Moving data between two processes on the same computer can be quite expensive. If I am using a COM Local Server my slow-ish 200 MHz Pentium II
computer the performance peeks at 7000 calls a second. If I was running a very simple OPC server which was running as a local server and required a
context switch for each tag. Then I would be limited to a maximum of 7,000 tags per second even if my PLC data responded in 0 milliseconds. I was able to get 55,000 tags a second on my computer because the Citect OPC Server does not do a context switch or local server COM call for each tag.

So when you ask about discrete tags, yes you can jam more bits in one PLC message and it would effect the performance of factor 1). However it does not make much difference with factor 2), as there is so much overhead associated with each tag that the actual data becomes insignificant.

However even this is not the limit of performance as all the above talks about using a single PLC. If you add a second PLC, your factor 1) performance will double. This is because the I/O server can send another request to the second PLC while it is waiting for the first to respond. You
can keep adding more PLCs and you get a linear increase in performance, until you saturate the Ethernet at extreme data rates. However splitting
your data over many PLC's will not help with factor 2). Eventually the I/O servers will be swamped with so much data it will not be able to keep up. So you have to use faster or several I/O Servers. So even 55,000 tags/second is not a true limit.

>What difference does it make if you double or half the amount of data? probably not much (probably not double or half the time). I think some of the delay is related to task switches and other similar overhead (not moving data) and little from actually moving it.<

>Could you test that with the rest of the configuration the same and post the result? <

Johan, In direct answer to your question. If I doubled or halved the amount of data to the AB PLC, then so long as the data was within a 2K block then the PLC would still respond in 11 milliseconds. As soon as I went outside of the 2K block then I would get another request and the response time would increase to 22 milliseconds. Yes you are correct, a lot of the delay will be related to task switches and other overhead. If you double or halved the data then that overhead may be doubled or halved, depending no how well the OPC server is designed. Doubling or halving the data on your particular system will depend on the relationship between the factor 1). and 2).
performances of your PLC, the speed of your computer, if you are running the OPC server In-Proc, Local Server or Remote Server, etc, etc.

If we get back to the original question the reason DDE servers are so slow is all due to factor 2). The PLC is exactly the same between OPC and DDE servers, so the factor 1) is the same. With a DDE server design the interface is limited via the DDE specification. The same can be true for OPC servers, it depends on the internal design of the OPC server.

Martin Roberts
R & D Director
Ci Technologies Pty Ltd, Australia
[email protected]
 
F
Hi!
I'm writing OPC Servers and OPC Clients in C++. The Comms between OPC Server and the PLC is limited by the protocol itself and the type of
hardware connection. Some protocols allows bigger blocks of continuous than other. Ethernet will go faster than serial. Some are peer to peer, some are token ring, etc...
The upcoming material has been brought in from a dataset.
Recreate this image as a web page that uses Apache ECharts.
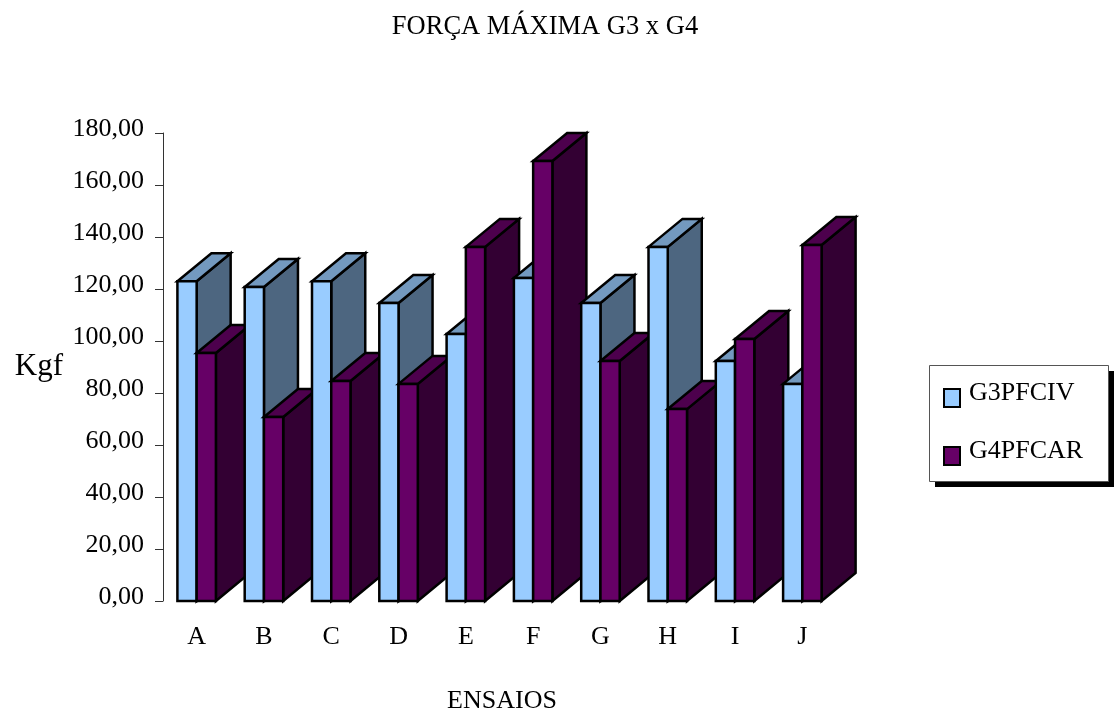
<!DOCTYPE html>
<html>
<head>
<meta charset="utf-8">
<style>html,body{margin:0;padding:0;background:#fff}#chart{width:1116px;height:715px}</style>
<script src="https://cdn.jsdelivr.net/npm/echarts@6/dist/echarts.min.js"></script>
</head>
<body>
<div id="chart"></div>
<script>
const categories = ['A', 'B', 'C', 'D', 'E', 'F', 'G', 'H', 'I', 'J'];
const g3pfciv = [123.0, 120.8, 123.0, 114.6, 102.7, 124.2, 114.6, 136.2, 92.3, 83.5];
const g4pfcar = [95.4, 70.8, 84.6, 83.5, 136.2, 169.2, 92.3, 73.8, 100.8, 136.9];

const FONT = '"Liberation Serif", "Times New Roman", serif';
const DEPTH_X = 34, DEPTH_Y = 28, BAR_SHARE = 0.286;

// Pseudo-3D column: side and top faces extruded up and to the right of the front face.
function columnRenderer(slot, front, top, side) {
  return function (params, api) {
    const cat = api.value(0);
    const base = api.coord([cat, 0]);
    const head = api.coord([cat, api.value(1)]);
    const w = api.size([1, 0])[0] * BAR_SHARE;
    const x0 = base[0] - w + slot * w, x1 = x0 + w;
    const yB = base[1], yT = head[1];
    const stroke = { stroke: '#000', lineWidth: 2.5, lineJoin: 'miter' };
    const z2 = cat * 2 + slot;
    const face = (points, fill) => ({
      type: 'polygon', z2,
      shape: { points },
      style: Object.assign({ fill }, stroke)
    });
    return {
      type: 'group',
      children: [
        face([[x1, yB], [x1 + DEPTH_X, yB - DEPTH_Y], [x1 + DEPTH_X, yT - DEPTH_Y], [x1, yT]], side),
        face([[x0, yT], [x1, yT], [x1 + DEPTH_X, yT - DEPTH_Y], [x0 + DEPTH_X, yT - DEPTH_Y]], top),
        face([[x0, yB], [x1, yB], [x1, yT], [x0, yT]], front)
      ]
    };
  };
}

function columnSeries(name, values, slot, front, top, side) {
  return {
    name, type: 'custom',
    renderItem: columnRenderer(slot, front, top, side),
    data: values.map((v, i) => [i, v]),
    encode: { x: 0, y: 1 },
    itemStyle: { color: front, borderColor: '#000', borderWidth: 2 },
    clip: false
  };
}

const chart = echarts.init(document.getElementById('chart'), null, { renderer: 'canvas' });
chart.setOption({
  animation: false,
  backgroundColor: '#fff',
  textStyle: { fontFamily: FONT, color: '#000' },
  title: {
    text: 'FORÇA MÁXIMA G3 x G4',
    left: 540, top: 9, textAlign: 'center',
    textStyle: { fontFamily: FONT, fontSize: 26.5, fontWeight: 'normal', color: '#000' }
  },
  grid: { left: 163, top: 133, width: 673, height: 468, outerBoundsMode: 'none' },
  xAxis: {
    type: 'category', data: categories,
    axisLine: { show: false }, axisTick: { show: false }, splitLine: { show: false },
    axisLabel: { fontFamily: FONT, fontSize: 26, color: '#000', margin: 23 },
    name: 'ENSAIOS', nameLocation: 'middle', nameGap: 87,
    nameTextStyle: { fontFamily: FONT, fontSize: 26, color: '#000', padding: [0, 0, 0, 5] }
  },
  yAxis: {
    type: 'value', min: 0, max: 180, interval: 20,
    axisLine: { show: true, lineStyle: { color: '#333', width: 1 } },
    axisTick: { show: true, length: 8, lineStyle: { color: '#333', width: 1 } },
    splitLine: { show: false },
    axisLabel: {
      fontFamily: FONT, fontSize: 26, color: '#000', margin: 19,
      // A short line box anchored at its bottom lifts the digits slightly above each tick.
      verticalAlign: 'bottom', lineHeight: 8,
      formatter: v => v.toFixed(2).replace('.', ',')
    },
    name: 'Kgf', nameLocation: 'middle', nameRotate: 0, nameGap: 100,
    nameTextStyle: { fontFamily: FONT, fontSize: 31, color: '#000' }
  },
  graphic: [
    { type: 'rect', z: 0, shape: { x: 935, y: 371, width: 179, height: 116 }, style: { fill: '#000' } },
    { type: 'rect', z: 1, shape: { x: 929.5, y: 365.5, width: 179, height: 116 }, style: { fill: '#fff', stroke: '#555', lineWidth: 1 } }
  ],
  legend: {
    orient: 'vertical', left: 943, top: 378, padding: 0,
    // Swatch sits in the lower part of its 28px box, so it rests just below the text's centre.
    icon: 'path://M0 0L0 0M0 10L16 10L16 28L0 28Z',
    symbolKeepAspect: false,
    itemWidth: 16, itemHeight: 28, itemGap: 28,
    textStyle: { fontFamily: FONT, fontSize: 26, color: '#000', padding: [0, 0, 0, 4] },
    data: ['G3PFCIV', 'G4PFCAR']
  },
  series: [
    columnSeries('G3PFCIV', g3pfciv, 0, '#99CCFF', '#7399BF', '#4D6680'),
    columnSeries('G4PFCAR', g4pfcar, 1, '#660066', '#4D004D', '#330033')
  ]
});
</script>
</body>
</html>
So, the data will get to the Server as fast as that.

From there on it's the question of how fast the PC can shift the data from the Server to the Client. Then again are there a few ways of getting the data to the Client.

The Client can request the block of data. (Which most of the time is just a confirmation of whether the registered pointers to the data is still valid, which means that the Client is accessing the data via pointers directly into
the Server, no shifting of data)

Or the Client can register 'Call-back' functions. This means that the Server can (if advised by the Client) send the CHANGED data to the Client. Then the question changes to how much data (people mentioned 90,000 registers) changed since the last PLC read?

The Client can also be set up to read cached data or device data. Another set of differences which can affect the speed of communication.

So, I think it depends on the design of the OPC Server, the design of the OPC Client and the configuration of the two.

But the OPC solution is definitely far better and faster that DDE. Specially over networks!